FEMEN Rock the Casbah
It is not a complete misnomer to think that the provocative feminist group FEMEN and the punk rock group The Clash (the band behind songs like Rock the Casbah) would find themselves kindred spirits, in the manner of cocking a snook at the existing order. There are no sacred cows for them, who often brandish topless torsos and, with a main base in France, the targets are as diverse as disgraced World Bank chief Dominique Strauss-Kahn and the far-right Front National.
On Saturday 12th September, in the north-western suburbs of Paris, a Muslim conference featuring controversial speakers had the FEMEN experience. With their protestors well-chosen, one of Tunisian origin, the other with Algerian roots, both from Muslim families according to Inna Shevchenko, FEMEN’s head, their activists took to the stage with slogans daubed across their chests, one in English, the other in French. The messages read, “I am my own prophet. Nobody submits me,” alluding to the Muslim saying of ‘submission to the will of Allah.”
The actual moment whereupon the 25-year old and 31-year old shouted feminist ideas in Arabic and French is open to dispute but essentially tells the same story, Rashomon-style. Shevchenko says the two imams sharing the stage were in the process of debating whether it was just to beat one’s wife, whereas the infuriated organisers claim the speakers were concluding that because the Prophet Muhammad was not recorded as beating his wives, nor should good Muslims. If we take the latter version, that this should have to be stated is not just startling but makes a grim parody of an event meant to be discussing the role of women in Islam. That the two FEMEN activists were the only women at the conference reinforces that.
It had already attracted thousands of signatures to ban it from even taking place, one of the speakers set to be Nader Abou Anas, who is alleged to have previously tried to legitimise rape in marriage (has he met Donald Trump?). Certainly, women were among the roster to appear on stage.

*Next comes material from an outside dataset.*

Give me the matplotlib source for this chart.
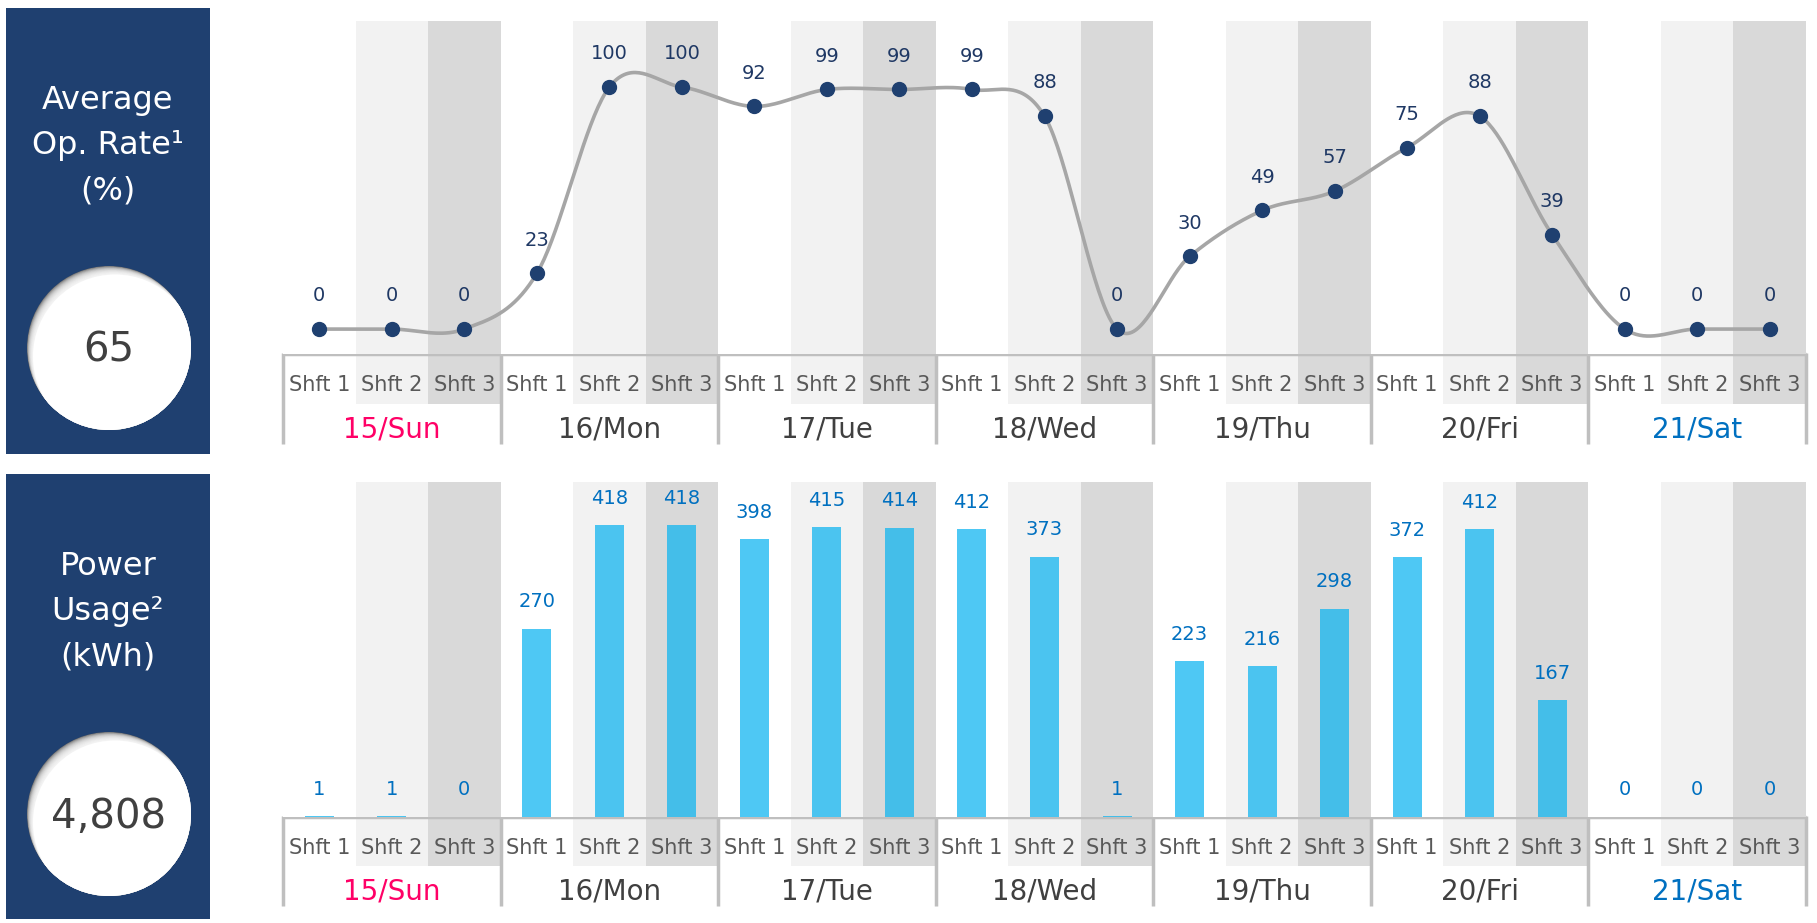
import numpy as np
import matplotlib.pyplot as plt
from matplotlib.patches import Circle, Rectangle
from matplotlib import transforms

# ---- data ----
days = ['15/Sun', '16/Mon', '17/Tue', '18/Wed', '19/Thu', '20/Fri', '21/Sat']
day_colors = ['#FF0066', '#404040', '#404040', '#404040', '#404040', '#404040', '#0070C0']
shifts = ['Shft 1', 'Shft 2', 'Shft 3']
op_rate = [0, 0, 0, 23, 100, 100, 92, 99, 99, 99, 88, 0, 30, 49, 57, 75, 88, 39, 0, 0, 0]
power = [1, 1, 0, 270, 418, 418, 398, 415, 414, 412, 373, 1, 223, 216, 298, 372, 412, 167, 0, 0, 0]
avg_op_rate = '65'
total_power = '4,808'

NAVY = '#1F4070'
STRIPES = ['#FFFFFF', '#F2F2F2', '#D9D9D9']
GRID = '#BFBFBF'

plt.rcParams['font.family'] = ['DejaVu Sans']

W, H = 1817, 923
fig = plt.figure(figsize=(W / 100, H / 100), dpi=100)


def px_axes(x0, y0, x1, y1):
    return fig.add_axes([x0 / W, 1 - y1 / H, (x1 - x0) / W, (y1 - y0) / H])


over = px_axes(0, 0, W, H)
over.set_xlim(0, W)
over.set_ylim(H, 0)
over.axis('off')


def smooth(ys, n=40):
    # Bezier smoothing through the points (like a spreadsheet smoothed line)
    ys = np.asarray(ys, float)
    xs = np.arange(len(ys), dtype=float)
    px, py = [], []
    t = np.linspace(0, 1, n)
    for i in range(len(ys) - 1):
        i0, i3 = max(i - 1, 0), min(i + 2, len(ys) - 1)
        p0x, p0y = xs[i], ys[i]
        p3x, p3y = xs[i + 1], ys[i + 1]
        c1x, c1y = p0x + (xs[i + 1] - xs[i0]) / 6, p0y + (ys[i + 1] - ys[i0]) / 6
        c2x, c2y = p3x - (xs[i3] - xs[i]) / 6, p3y - (ys[i3] - ys[i]) / 6
        b = [(1 - t) ** 3, 3 * (1 - t) ** 2 * t, 3 * (1 - t) * t ** 2, t ** 3]
        px.append(b[0] * p0x + b[1] * c1x + b[2] * c2x + b[3] * p3x)
        py.append(b[0] * p0y + b[1] * c1y + b[2] * c2y + b[3] * p3y)
    return np.concatenate(px), np.concatenate(py)


def side_panel(y0, y1, lines, value):
    over.add_patch(Rectangle((6, y0), 204, y1 - y0, fc=NAVY, ec='none'))
    for k, txt in enumerate(lines):
        over.text(108, y0 + 101 + 45 * k, txt, color='white', fontsize=23,
                  ha='center', va='baseline')
    # white disc with a soft inner shadow on the upper left
    cx, cy, r = 109, y0 + 340, 82
    base = Circle((cx, cy), r, fc='#5e5e5e', ec='none')
    over.add_patch(base)
    for s in np.linspace(10, 0, 14):
        c = Circle((cx + 0.6 * s, cy + 0.85 * s), r, fc='white', ec='none', alpha=0.2)
        over.add_patch(c)
        c.set_clip_path(base)
    c = Circle((cx + 6, cy + 8.5), r, fc='white', ec='none')
    over.add_patch(c)
    c.set_clip_path(base)
    over.text(cx, cy + 14, value, color='#404040', fontsize=29, ha='center', va='baseline')


def chart(top, bottom, row1, row2):
    ax = px_axes(283, top, 1806, bottom)
    ax.set_xlim(-0.5, len(op_rate) - 0.5)
    for i in range(len(op_rate)):
        ax.axvspan(i - 0.5, i + 0.5, color=STRIPES[i % 3], lw=0, zorder=0)
    ax.set_xticks([])
    ax.set_yticks([])
    for s in ax.spines.values():
        s.set_visible(False)

    bt = transforms.blended_transform_factory(ax.transData, over.transData)
    n = len(op_rate)
    for i in range(n):
        over.add_patch(Rectangle((i - 0.5, bottom), 1, row1 - bottom, transform=bt,
                                 fc=STRIPES[i % 3], ec='none'))
        over.text(i, (bottom + row1) / 2 + 6, shifts[i % 3], transform=bt, ha='center',
                  va='center', fontsize=15, color='#595959')
    for d, name in enumerate(days):
        over.text(3 * d + 1, (row1 + row2) / 2 + 6, name, transform=bt, ha='center',
                  va='center', fontsize=20, color=day_colors[d])
    over.plot([-0.5, n - 0.5], [bottom, bottom], transform=bt, color=GRID, lw=2.5,
              solid_capstyle='butt')
    for d in range(len(days) + 1):
        over.plot([3 * d - 0.5, 3 * d - 0.5], [bottom - 1, row2], transform=bt, color=GRID,
                  lw=2.5, solid_capstyle='butt')
    return ax


side_panel(8, 454, ['Average', 'Op. Rate\u00b9', '(%)'], avg_op_rate)
side_panel(474, 919, ['Power', 'Usage\u00b2', '(kWh)'], total_power)

# ---- top chart: average operation rate ----
ax1 = chart(21, 354, 404, 444)
ax1.set_ylim(-10.3, 127.3)
sx, sy = smooth(op_rate)
ax1.plot(sx, sy, color='#A6A6A6', lw=2.6, zorder=2)
x = np.arange(len(op_rate))
ax1.plot(x, op_rate, 'o', ms=10, color=NAVY, zorder=3)
for i, v in enumerate(op_rate):
    ax1.annotate(str(v), (i, v), xytext=(0, 24), textcoords='offset points', ha='center',
                 va='center', fontsize=14, color='#1F3864')

# ---- bottom chart: power usage ----
ax2 = chart(482, 817, 866, 906)
ax2.set_ylim(0, 480)
ax2.bar(x, power, width=0.4, color='#0DB4F0', alpha=0.73, zorder=2)
for i, v in enumerate(power):
    ax2.annotate(str(v), (i, v), xytext=(0, 19.5), textcoords='offset points', ha='center',
                 va='center', fontsize=14, color='#0070C0')

fig.savefig('out.png', dpi=100)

What is not in doubt is the reaction the two FEMEN members provoked. To cries of ‘dirty whores’ and ‘kill them’, a group of around 15 men from the audience rushed the stage, jostling with security guards to lay their hands on the women, who disappeared under the welter of bodies. Slaps and kicks were directed by some of the men before the scuffle transferred behind a screen, out of sight of the cameras. Buzzfeed France confirmed that one of the activists had been punched several times. Given the subject of the interrupted talk, the imams have some way to go to convince their audience members of not using violence towards women.
The organisers of the conference (grandly called a ‘salon’ in French, though a far cry from the usual social sets associated with the word) said they will press charges against the two young women, presumably for gross indecency and trespassing, not passing comment on the melee that followed. Shevchenko, who was outside the event later, tweeted in French that “Femmophobia is illegal.” The fists and feet of fury that rained down upon defenceless women suggest that the injured activists could fairly go to the law themselves. As it was, they were taken into custody and, after questioning, released without charge, with an investigation pending.
This is not the first time FEMEN have taken on Islamic authorities. On 4th April 2013, it proclaimed an ‘International Day of Topless Jihad’, in response to official threats to a Tunisian women, Amina Tyler, who had posted naked pictures of herself online, having written ‘I own my body, it’s not the source of anyone’s honour’ on her chest. A religious commission said she should be stoned to death to prevent her example becoming an epidemic. A month later Tyler was on trial for possessing a can of pepper spray and, though acquitted, was not released from detention until August, whereupon she left FEMEN saying its actions towards the Muslim world were disrespectful.
Since the Charlie Hebdo and Jewish supermarket massacres, the French state’s attitude to Islam has been febrile, though one could trace this back further to the 2005 banlieue riots and the later banning of Muslim headscarfs in public. The thwarted attack on a high-speed train has merely heightened that. But there exists a problem of non-violent extremism or toleration of it, just as some Nationalist and Unionist communities in Northern Ireland tolerated the terrorists among their kind (and to an extent still do so). You can see it in evidence where Muslim neighbours of those who have gone to fight in Syria and Iraq for Daesh give interviews to mainstream news channels with their backs to the camera, if at all onscreen, for fear of being ostracised by their peers, instead of garnering rightful praise for speaking out. The majority of Muslims in the West are law-abiding but there are some who wield power who loath their home country. This conference in Paris completely misses the point that the best way to beat extremism is not to find a rationale for it in the first place in seeking to obviate it.